The ORR in the entire cohort of patients with extramedullary disease who received bispecific antibody monotherapy was 0.38 (95% CI, 0.28-0.49). Among the studies that reported ORRs in patients with extramedullary disease, talquetamab elicited the highest ORR, of 0.45 (95% CI, 0.17-0.77). Elranatamab and teclistamab elicited respective ORRs of 0.38 (95% CI, 0.23-0.55) and 0.36 (95% CI, 0.19-0.56).
The ORR in the entire cohort of included patients with high-risk cytogenetic abnormalities was 0.63 (95% CI, 0.55-0.72). Among the studies that reported ORRs in patients with high-risk cytogenetic abnormalities, talquetamab elicited the highest ORR, at 0.67 (95% CI, 0.09-0.99). Teclistamab and elranatamab had respective ORRs of 0.61 (95% CI, 0.43-0.76) and 0.55 (95% CI, 0.36-0.73).
The ORR for combination therapy with a bispecific antibody was 0.85 (95% CI, 0.80-0.90). The RedirecTT-1 trial of teclistamab plus talquetamab was the only combination study to report an ORR in patients with extramedullary relapsed/refractory multiple myeloma, which was 0.71 (95% CI, 0.51-0.87).

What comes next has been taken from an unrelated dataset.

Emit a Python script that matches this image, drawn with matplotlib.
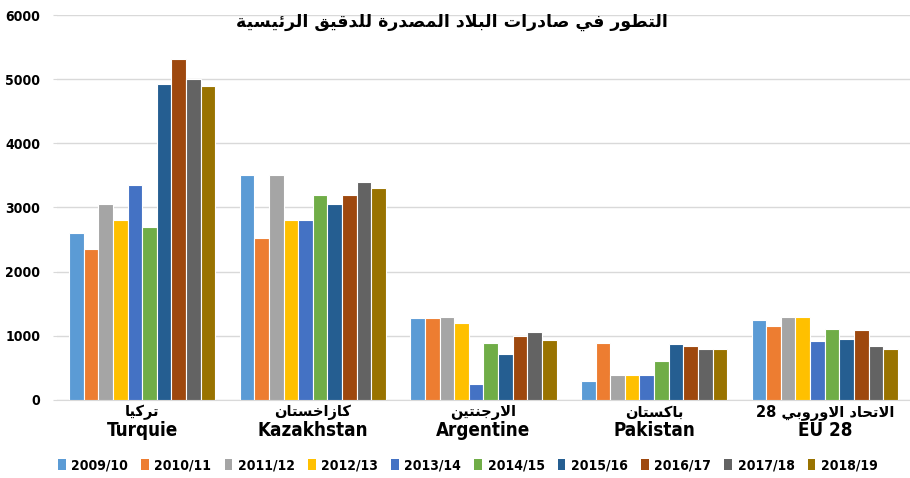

“We highly recommend highlighting responses [in patients with extramedullary disease] because they can have a more challenging disease to treat. Combination therapies might hold promise for myeloma with extramedullary disease…but we do need further data from prospective trials to evaluate that,” Liu concluded.
Disclosures: Dr Liu reports no financial disclosures.